## Begin

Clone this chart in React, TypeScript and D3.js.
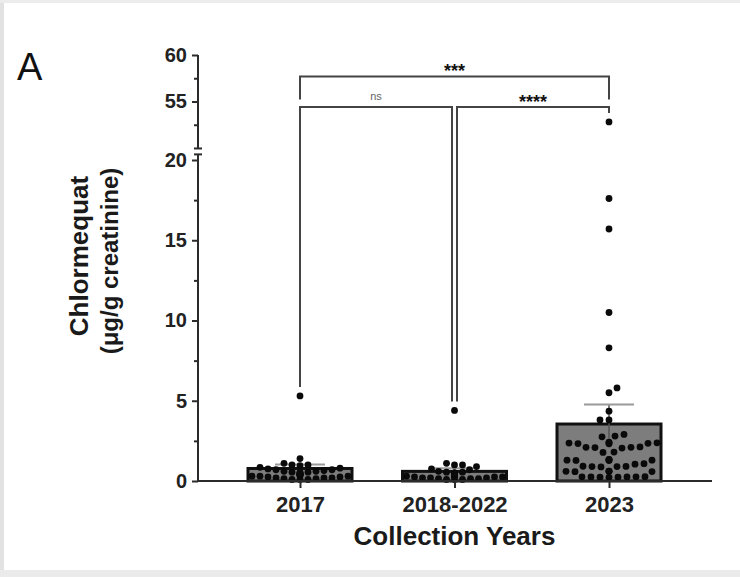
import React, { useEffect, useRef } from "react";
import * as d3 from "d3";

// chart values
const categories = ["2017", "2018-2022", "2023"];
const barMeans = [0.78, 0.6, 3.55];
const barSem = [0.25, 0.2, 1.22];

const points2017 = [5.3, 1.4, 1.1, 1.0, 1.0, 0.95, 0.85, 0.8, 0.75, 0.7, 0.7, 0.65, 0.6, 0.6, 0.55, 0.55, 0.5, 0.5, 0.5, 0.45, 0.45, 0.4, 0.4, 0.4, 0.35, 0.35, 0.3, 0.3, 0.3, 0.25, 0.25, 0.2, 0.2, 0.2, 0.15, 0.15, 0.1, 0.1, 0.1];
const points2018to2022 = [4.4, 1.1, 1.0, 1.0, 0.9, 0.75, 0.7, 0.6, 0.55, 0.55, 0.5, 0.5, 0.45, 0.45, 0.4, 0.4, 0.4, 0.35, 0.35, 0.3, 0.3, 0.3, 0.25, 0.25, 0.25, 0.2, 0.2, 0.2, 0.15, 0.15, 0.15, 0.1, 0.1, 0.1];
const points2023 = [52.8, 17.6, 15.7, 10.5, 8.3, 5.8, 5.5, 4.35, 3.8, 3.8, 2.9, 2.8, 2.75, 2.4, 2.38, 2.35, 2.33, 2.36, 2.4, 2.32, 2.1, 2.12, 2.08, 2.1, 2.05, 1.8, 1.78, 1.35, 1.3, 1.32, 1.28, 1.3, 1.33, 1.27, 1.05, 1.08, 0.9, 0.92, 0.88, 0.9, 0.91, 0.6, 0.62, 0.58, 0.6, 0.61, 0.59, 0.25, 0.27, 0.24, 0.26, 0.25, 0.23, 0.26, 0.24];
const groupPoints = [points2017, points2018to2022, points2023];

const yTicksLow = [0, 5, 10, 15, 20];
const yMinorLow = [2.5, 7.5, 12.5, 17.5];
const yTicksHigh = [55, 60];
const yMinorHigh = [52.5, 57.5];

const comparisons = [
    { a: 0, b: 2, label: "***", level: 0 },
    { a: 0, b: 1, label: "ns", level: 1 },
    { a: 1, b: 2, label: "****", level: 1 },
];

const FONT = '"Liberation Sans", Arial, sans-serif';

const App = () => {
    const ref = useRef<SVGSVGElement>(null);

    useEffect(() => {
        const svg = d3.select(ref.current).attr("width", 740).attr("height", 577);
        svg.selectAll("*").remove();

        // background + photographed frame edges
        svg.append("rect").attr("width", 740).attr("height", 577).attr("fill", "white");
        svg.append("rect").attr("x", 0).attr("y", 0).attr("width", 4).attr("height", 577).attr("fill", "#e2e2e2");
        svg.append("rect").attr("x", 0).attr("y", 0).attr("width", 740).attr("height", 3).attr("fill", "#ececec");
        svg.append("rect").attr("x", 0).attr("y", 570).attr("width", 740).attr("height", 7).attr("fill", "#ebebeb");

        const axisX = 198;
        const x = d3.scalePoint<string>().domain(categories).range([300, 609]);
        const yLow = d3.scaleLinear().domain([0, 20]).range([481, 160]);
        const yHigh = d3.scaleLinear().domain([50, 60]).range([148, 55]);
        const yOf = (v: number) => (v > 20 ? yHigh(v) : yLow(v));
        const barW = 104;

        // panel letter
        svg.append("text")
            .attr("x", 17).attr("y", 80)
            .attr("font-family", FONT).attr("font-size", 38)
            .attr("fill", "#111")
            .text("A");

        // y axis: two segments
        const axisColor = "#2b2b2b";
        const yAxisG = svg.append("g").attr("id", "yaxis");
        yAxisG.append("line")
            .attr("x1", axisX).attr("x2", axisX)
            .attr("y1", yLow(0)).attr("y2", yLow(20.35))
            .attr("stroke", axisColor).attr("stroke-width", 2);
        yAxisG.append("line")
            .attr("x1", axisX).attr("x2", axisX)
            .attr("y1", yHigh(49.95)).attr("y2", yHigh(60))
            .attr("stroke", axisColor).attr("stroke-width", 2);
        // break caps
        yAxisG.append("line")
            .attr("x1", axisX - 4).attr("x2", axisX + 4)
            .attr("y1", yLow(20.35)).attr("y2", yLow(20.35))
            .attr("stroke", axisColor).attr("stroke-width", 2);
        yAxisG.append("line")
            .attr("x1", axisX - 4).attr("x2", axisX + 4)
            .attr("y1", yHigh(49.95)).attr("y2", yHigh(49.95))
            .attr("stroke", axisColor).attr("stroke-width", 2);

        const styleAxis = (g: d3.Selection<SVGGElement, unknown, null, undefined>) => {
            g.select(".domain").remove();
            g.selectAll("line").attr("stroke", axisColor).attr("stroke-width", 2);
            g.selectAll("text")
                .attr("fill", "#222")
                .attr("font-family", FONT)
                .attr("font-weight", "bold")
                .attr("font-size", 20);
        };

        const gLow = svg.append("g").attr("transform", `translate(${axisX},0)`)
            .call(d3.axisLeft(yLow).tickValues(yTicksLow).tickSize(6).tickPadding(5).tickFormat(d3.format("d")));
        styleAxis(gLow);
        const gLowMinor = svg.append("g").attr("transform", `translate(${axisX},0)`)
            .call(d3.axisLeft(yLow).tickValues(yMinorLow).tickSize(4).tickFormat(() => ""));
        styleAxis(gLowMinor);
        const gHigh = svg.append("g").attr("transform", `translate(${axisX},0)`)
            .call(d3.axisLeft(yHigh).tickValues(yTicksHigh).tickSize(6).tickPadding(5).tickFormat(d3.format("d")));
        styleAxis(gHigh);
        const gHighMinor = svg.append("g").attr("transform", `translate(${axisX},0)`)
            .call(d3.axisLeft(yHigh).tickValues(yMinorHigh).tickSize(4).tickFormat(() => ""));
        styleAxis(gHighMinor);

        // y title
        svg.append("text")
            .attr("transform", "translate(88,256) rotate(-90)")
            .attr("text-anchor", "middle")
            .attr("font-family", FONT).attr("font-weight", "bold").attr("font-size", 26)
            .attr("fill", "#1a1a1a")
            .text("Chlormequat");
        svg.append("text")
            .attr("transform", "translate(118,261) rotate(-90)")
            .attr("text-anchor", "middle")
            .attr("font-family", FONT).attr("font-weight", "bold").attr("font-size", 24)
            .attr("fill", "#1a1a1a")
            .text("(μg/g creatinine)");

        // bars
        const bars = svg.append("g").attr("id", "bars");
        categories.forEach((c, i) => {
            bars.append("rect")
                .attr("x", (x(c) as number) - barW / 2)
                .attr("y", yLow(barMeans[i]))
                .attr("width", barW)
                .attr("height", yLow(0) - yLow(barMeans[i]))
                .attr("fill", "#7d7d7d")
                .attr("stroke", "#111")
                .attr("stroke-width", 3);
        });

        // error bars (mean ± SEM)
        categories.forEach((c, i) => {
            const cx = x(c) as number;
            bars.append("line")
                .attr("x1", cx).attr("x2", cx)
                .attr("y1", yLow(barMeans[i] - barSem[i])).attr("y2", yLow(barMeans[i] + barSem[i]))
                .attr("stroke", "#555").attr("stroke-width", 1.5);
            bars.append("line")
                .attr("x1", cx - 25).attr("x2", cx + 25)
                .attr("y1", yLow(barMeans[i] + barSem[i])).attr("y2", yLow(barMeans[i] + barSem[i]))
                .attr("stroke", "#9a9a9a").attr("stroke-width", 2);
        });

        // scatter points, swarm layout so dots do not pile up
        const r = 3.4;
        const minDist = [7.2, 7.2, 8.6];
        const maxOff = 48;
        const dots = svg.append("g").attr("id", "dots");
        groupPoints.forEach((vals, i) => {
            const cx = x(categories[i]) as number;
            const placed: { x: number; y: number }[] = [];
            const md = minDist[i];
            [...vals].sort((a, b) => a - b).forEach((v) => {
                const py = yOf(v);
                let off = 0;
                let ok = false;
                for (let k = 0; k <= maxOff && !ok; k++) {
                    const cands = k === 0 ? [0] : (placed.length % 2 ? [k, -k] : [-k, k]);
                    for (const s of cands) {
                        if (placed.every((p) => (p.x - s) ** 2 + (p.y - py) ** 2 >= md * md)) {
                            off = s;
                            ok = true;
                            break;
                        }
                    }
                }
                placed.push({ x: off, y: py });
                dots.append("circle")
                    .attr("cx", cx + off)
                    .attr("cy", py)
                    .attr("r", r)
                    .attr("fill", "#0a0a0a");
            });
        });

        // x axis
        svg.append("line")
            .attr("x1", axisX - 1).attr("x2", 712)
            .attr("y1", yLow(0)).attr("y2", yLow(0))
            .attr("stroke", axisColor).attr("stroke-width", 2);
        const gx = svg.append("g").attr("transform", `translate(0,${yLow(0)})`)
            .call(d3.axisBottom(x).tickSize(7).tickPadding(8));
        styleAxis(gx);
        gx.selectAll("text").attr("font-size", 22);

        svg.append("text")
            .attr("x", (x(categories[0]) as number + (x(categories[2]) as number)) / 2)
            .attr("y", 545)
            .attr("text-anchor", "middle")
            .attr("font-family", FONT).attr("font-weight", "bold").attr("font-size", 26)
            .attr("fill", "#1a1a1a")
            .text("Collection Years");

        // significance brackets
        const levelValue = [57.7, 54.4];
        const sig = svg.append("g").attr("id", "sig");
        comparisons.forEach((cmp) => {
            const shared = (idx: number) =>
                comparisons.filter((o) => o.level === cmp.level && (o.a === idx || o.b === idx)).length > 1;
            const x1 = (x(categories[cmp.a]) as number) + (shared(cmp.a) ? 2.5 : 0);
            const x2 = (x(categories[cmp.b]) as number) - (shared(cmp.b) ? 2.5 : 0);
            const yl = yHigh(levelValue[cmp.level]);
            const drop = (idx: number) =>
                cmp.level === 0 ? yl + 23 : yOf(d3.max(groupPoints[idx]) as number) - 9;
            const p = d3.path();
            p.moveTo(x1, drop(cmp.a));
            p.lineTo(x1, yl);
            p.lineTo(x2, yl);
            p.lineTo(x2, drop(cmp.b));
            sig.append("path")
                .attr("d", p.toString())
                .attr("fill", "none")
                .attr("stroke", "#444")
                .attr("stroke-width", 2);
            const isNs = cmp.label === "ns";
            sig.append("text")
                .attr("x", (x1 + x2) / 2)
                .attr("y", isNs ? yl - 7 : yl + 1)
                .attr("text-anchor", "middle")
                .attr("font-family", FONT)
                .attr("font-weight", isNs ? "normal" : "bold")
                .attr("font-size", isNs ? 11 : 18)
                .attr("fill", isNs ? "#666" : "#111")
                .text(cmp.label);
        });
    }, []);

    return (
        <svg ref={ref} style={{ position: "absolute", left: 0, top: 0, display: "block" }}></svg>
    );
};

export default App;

## End
## Begin

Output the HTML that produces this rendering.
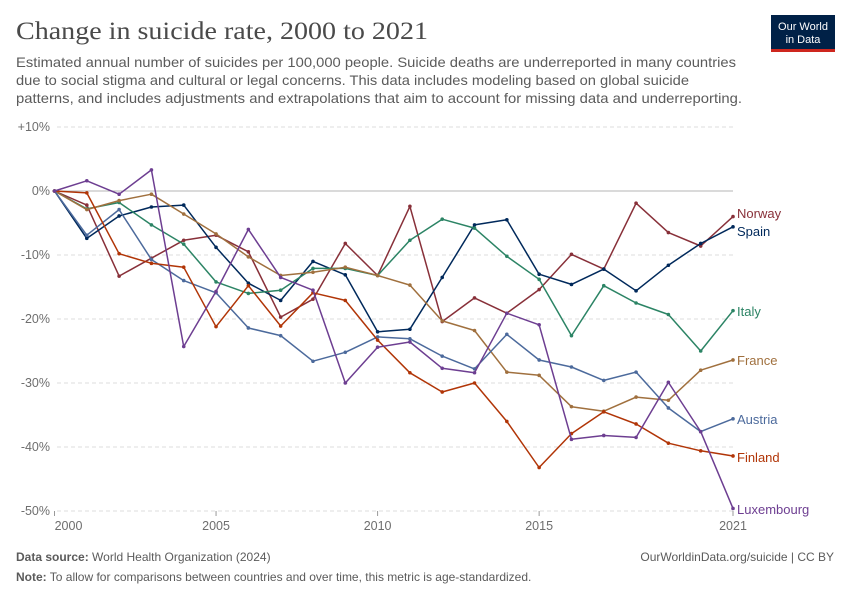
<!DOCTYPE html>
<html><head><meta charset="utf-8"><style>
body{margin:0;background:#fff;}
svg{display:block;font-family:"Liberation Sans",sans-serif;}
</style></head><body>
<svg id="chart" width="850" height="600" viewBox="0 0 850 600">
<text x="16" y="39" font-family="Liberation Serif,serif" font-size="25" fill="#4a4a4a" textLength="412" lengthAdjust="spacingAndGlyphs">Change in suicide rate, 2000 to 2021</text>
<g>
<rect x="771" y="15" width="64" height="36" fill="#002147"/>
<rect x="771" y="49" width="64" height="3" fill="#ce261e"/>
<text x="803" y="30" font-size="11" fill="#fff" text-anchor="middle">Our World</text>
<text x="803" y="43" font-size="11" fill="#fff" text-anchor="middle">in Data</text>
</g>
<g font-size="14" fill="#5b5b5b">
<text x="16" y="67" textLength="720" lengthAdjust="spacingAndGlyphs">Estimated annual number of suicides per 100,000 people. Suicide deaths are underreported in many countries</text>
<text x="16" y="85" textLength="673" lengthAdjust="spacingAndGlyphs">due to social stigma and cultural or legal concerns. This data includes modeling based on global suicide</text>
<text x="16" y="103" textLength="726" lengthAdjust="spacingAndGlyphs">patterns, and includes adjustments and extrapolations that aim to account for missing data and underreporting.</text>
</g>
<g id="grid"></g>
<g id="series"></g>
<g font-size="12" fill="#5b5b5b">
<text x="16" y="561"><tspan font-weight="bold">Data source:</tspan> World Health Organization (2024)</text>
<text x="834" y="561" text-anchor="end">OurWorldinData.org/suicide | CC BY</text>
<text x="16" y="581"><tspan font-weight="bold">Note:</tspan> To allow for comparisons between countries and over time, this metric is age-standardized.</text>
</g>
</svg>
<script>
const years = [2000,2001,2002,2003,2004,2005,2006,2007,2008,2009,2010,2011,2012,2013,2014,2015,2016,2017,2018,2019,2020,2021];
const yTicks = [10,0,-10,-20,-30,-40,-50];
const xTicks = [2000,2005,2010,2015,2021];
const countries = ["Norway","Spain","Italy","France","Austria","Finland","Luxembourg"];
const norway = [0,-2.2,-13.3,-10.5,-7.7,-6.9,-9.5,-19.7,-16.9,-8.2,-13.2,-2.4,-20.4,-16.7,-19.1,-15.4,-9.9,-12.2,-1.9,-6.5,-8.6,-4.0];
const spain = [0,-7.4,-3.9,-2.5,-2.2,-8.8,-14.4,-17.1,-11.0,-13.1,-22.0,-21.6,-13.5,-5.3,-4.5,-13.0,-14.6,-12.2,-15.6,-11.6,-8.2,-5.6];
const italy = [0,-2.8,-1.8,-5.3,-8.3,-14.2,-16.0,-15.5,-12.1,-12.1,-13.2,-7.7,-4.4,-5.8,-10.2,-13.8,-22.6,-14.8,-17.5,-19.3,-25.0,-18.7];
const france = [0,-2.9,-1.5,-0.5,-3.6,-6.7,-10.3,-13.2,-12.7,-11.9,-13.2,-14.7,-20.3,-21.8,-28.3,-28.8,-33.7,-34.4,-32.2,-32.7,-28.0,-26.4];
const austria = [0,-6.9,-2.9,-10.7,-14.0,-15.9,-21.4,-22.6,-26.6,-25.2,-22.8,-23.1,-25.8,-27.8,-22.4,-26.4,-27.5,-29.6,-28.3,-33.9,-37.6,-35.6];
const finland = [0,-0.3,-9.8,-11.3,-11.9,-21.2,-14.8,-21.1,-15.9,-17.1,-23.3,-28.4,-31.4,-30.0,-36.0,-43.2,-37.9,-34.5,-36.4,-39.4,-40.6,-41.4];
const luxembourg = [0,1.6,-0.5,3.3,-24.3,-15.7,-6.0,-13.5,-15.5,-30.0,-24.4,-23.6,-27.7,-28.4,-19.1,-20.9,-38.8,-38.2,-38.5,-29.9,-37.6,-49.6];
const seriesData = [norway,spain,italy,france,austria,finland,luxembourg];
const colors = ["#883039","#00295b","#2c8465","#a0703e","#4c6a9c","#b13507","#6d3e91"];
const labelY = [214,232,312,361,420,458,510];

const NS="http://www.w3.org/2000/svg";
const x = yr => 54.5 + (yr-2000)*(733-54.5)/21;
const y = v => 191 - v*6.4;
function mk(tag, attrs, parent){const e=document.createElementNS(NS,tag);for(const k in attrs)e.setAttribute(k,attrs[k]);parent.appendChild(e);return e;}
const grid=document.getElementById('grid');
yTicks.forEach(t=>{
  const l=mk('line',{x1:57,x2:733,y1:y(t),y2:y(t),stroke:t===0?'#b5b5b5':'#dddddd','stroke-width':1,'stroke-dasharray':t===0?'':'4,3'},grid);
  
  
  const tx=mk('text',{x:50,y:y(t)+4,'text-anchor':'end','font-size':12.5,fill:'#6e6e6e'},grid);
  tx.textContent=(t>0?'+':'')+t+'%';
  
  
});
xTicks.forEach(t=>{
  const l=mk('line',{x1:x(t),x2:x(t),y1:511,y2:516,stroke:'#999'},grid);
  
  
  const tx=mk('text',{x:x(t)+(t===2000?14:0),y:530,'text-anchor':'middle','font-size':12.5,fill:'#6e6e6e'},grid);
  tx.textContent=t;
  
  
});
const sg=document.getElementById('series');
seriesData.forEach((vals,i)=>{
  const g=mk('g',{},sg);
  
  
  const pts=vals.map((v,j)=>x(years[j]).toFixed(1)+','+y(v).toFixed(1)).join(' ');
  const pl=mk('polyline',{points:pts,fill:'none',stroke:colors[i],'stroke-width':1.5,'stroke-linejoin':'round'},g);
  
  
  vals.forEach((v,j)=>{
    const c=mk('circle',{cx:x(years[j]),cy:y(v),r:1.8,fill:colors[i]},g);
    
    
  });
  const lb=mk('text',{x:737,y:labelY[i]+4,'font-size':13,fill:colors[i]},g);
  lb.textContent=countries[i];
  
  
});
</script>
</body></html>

## End

### Required task
Repeat the lines above exactly, beginning with the one containing "Clone this chart" and finishing with the one containing "const barSem = [0.25, 0.2, 1.22];". No pictures belong in the copy.

### Exercise answer
Clone this chart in React, TypeScript and D3.js.
import React, { useEffect, useRef } from "react";
import * as d3 from "d3";

// chart values
const categories = ["2017", "2018-2022", "2023"];
const barMeans = [0.78, 0.6, 3.55];
const barSem = [0.25, 0.2, 1.22];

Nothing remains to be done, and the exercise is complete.